Euler, DDIM, PLMS, LMS Karras, and Heun Samplers: These represent the original diffusion solvers. DDIM, similar to Euler, introduces more variations due to the injection of random noise during sampling. PLMS showed inferior performance in this comparison. LMS Karras had difficulty converging, while Heun, though faster in convergence, is slower overall as it’s a second-order method.
Ancestral Samplers: Known for adding noise at each step, they are not recommended if stable, reproducible images are desired, as they do not converge. Their stochastic nature impacts the predictability of the final output.
DPM and DPM2 Samplers: DPM2, including its Karras variant, performed better than Euler but at a slower speed. DPM adaptive, using its own adaptive sampling steps, performed well in terms of convergence but was noted for its slow speed.

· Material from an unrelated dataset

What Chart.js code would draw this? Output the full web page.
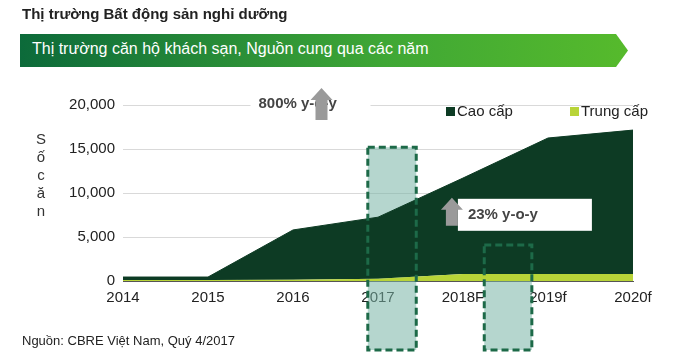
<!DOCTYPE html>
<html>
<head>
<meta charset="utf-8">
<script src="https://cdn.jsdelivr.net/npm/chart.js@4"></script>
<style>
  body { margin: 0; background: #fff; font-family: "Liberation Sans", Arial, sans-serif; }
  #wrap { position: relative; width: 680px; height: 352px; overflow: hidden; }
  #chart { position: absolute; left: 0; top: 0; }
  .title { position: absolute; left: 22px; top: 5px; font-size: 15px; font-weight: bold; color: #222; }
  .banner {
    position: absolute; left: 20px; top: 34px; width: 608px; height: 33px;
    background: linear-gradient(to right, #0c6a3a, #3fa735 60%, #56ba2c);
    clip-path: polygon(0 0, 596px 0, 608px 50%, 596px 100%, 0 100%);
  }
  .banner span { position: absolute; left: 12px; top: 6px; color: #fff; font-size: 16px; }
  .ytitle { position: absolute; left: 33px; top: 130px; width: 16px; font-size: 15px; line-height: 18px; color: #333; text-align: center; }
  .legend { position: absolute; top: 102px; font-size: 15px; color: #222; }
  .legend i { display: inline-block; width: 9px; height: 9px; margin-right: 2px; }
  .source { position: absolute; left: 22px; top: 333px; font-size: 13px; color: #222; }
</style>
</head>
<body>
<div id="wrap">
  <canvas id="chart"></canvas>
  <div class="title">Thị trường Bất động sản nghỉ dưỡng</div>
  <div class="banner"><span>Thị trường căn hộ khách sạn, Nguồn cung qua các năm</span></div>
  <div class="ytitle">S<br>ố<br>c<br>ă<br>n</div>
  <div class="legend" style="left:446px"><i style="background:#0d3b24"></i>Cao cấp</div>
  <div class="legend" style="left:570px"><i style="background:#b8d438"></i>Trung cấp</div>
  <div class="source">Nguồn: CBRE Việt Nam, Quý 4/2017</div>
</div>
<script>
const years = ['2014', '2015', '2016', '2017', '2018F', '2019f', '2020f'];
const trungCap = [100, 100, 150, 250, 800, 800, 800];
const caoCap = [350, 350, 5650, 7000, 10900, 15450, 16350];
const yTicks = [0, 5000, 10000, 15000, 20000];

// highlight boxes: x range in category units, top value
const highlightBoxes = [
    { from: 2.88, to: 3.45, top: 15200 },
    { from: 4.25, to: 4.81, top: 4100 }
];

const boxesPlugin = {
    id: 'boxes',
    beforeDatasetsDraw(chart) {
        const ctx = chart.ctx;
        const xs = chart.scales.x, ys = chart.scales.y;
        ctx.save();
        ctx.fillStyle = 'rgba(120, 180, 165, 0.55)';
        highlightBoxes.forEach(b => {
            const l = xs.getPixelForValue(b.from), r = xs.getPixelForValue(b.to);
            const t = ys.getPixelForValue(b.top);
            ctx.fillRect(l, t, r - l, chart.height - 2 - t);
        });
        ctx.restore();
    },
    afterDatasetsDraw(chart) {
        const ctx = chart.ctx;
        const xs = chart.scales.x, ys = chart.scales.y;
        ctx.save();
        ctx.strokeStyle = '#1d6a48';
        ctx.lineWidth = 3;
        ctx.setLineDash([7, 4]);
        highlightBoxes.forEach(b => {
            const l = xs.getPixelForValue(b.from), r = xs.getPixelForValue(b.to);
            const t = ys.getPixelForValue(b.top);
            ctx.strokeRect(l, t, r - l, chart.height - 2 - t);
        });
        ctx.setLineDash([]);

        // annotation: 800% y-o-y
        const y20 = ys.getPixelForValue(20000);
        const a1 = xs.getPixelForValue(1.5);
        ctx.fillStyle = '#fff';
        ctx.fillRect(a1, y20 - 11, 120, 24);
        ctx.fillStyle = '#444';
        ctx.font = 'bold 15px "Liberation Sans", Arial, sans-serif';
        ctx.textBaseline = 'middle';
        ctx.fillText('800% y-o-y', a1 + 8, y20 - 1);
        drawArrow(ctx, a1 + 71, y20 - 17, y20 + 15);

        // annotation: 23% y-o-y
        const y23 = ys.getPixelForValue(9000);
        const a2 = xs.getPixelForValue(3.94);
        ctx.fillStyle = '#fff';
        ctx.fillRect(a2, y23 - 3, 134, 32);
        ctx.fillStyle = '#444';
        ctx.fillText('23% y-o-y', a2 + 10, y23 + 13);
        drawArrow(ctx, a2 - 6, y23 - 4, y23 + 24);
        ctx.restore();
    }
};

function drawArrow(ctx, cx, top, bottom) {
    ctx.fillStyle = '#9a9a9a';
    ctx.beginPath();
    ctx.moveTo(cx, top);
    ctx.lineTo(cx + 11, top + 12);
    ctx.lineTo(cx + 6, top + 12);
    ctx.lineTo(cx + 6, bottom);
    ctx.lineTo(cx - 6, bottom);
    ctx.lineTo(cx - 6, top + 12);
    ctx.lineTo(cx - 11, top + 12);
    ctx.closePath();
    ctx.fill();
}

new Chart(document.getElementById('chart'), {
    type: 'line',
    data: {
        labels: years,
        datasets: [
            {
                label: 'Trung cấp',
                data: trungCap,
                backgroundColor: '#b8d438',
                borderColor: '#b8d438',
                borderWidth: 0,
                fill: 'origin',
                pointRadius: 0,
                tension: 0
            },
            {
                label: 'Cao cấp',
                data: caoCap,
                backgroundColor: '#0d3b24',
                borderColor: '#0d3b24',
                borderWidth: 1,
                fill: '-1',
                pointRadius: 0,
                tension: 0
            }
        ]
    },
    options: {
        responsive: true,
        maintainAspectRatio: false,
        animation: false,
        layout: { padding: { top: 105, right: 47, left: 0, bottom: 0 } },
        plugins: {
            legend: { display: false },
            tooltip: { enabled: false }
        },
        scales: {
            x: {
                offset: false,
                grid: { display: false, drawTicks: true, tickLength: 5, color: '#888' },
                border: { color: '#555', width: 1 },
                ticks: { color: '#222', font: { size: 15, family: '"Liberation Sans", Arial' }, padding: 3, maxRotation: 0, autoSkip: false },
                afterFit(scale) { scale.height = 71; }
            },
            y: {
                stacked: true,
                min: 0,
                max: 20000,
                afterBuildTicks(scale) { scale.ticks = yTicks.map(v => ({ value: v })); },
                grid: { color: '#d9d9d9', drawTicks: false },
                border: { display: false },
                ticks: {
                    color: '#222',
                    padding: 8,
                    font: { size: 15, family: '"Liberation Sans", Arial' },
                    callback: v => v.toLocaleString('en-US')
                },
                afterFit(scale) { scale.width = 123; }
            }
        }
    },
    plugins: [boxesPlugin]
});
</script>
</body>
</html>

DPM++ Solvers: The standard DPM++ SDE and its Karras variant showed similar shortcomings to ancestral samplers, including significant image fluctuations. Conversely, DPM++ 2M and its Karras variant demonstrated good performance, especially at higher step counts.
UniPC Sampler: This sampler converges slightly slower than Euler but is generally effective. It represents a balance between accuracy and speed, offering a viable option for a range of applications.
Speed Comparison: Samplers fall into two groups based on rendering times. The first group, including solvers like Euler, operates at a standard speed (1x), while second-order solvers like Heun are approximately two times slower due to double evaluations in each step.
Perceptual Quality: DDIM excels in generating high-quality images rapidly, often outperforming others in fewer steps. Ancestral samplers, despite their randomness, can still produce quality images comparable to Euler. DPM2 samplers slightly outperform Euler in image quality, while DPM++ SDE and its Karras variant lead in this category. UniPC shows comparable results to Euler, especially at higher steps.

In summary, the choice of sampler in Stable Diffusion significantly influences the outcome in terms of image quality, convergence, and speed. This analysis underlines the need for careful selection based on the specific requirements of the task at hand.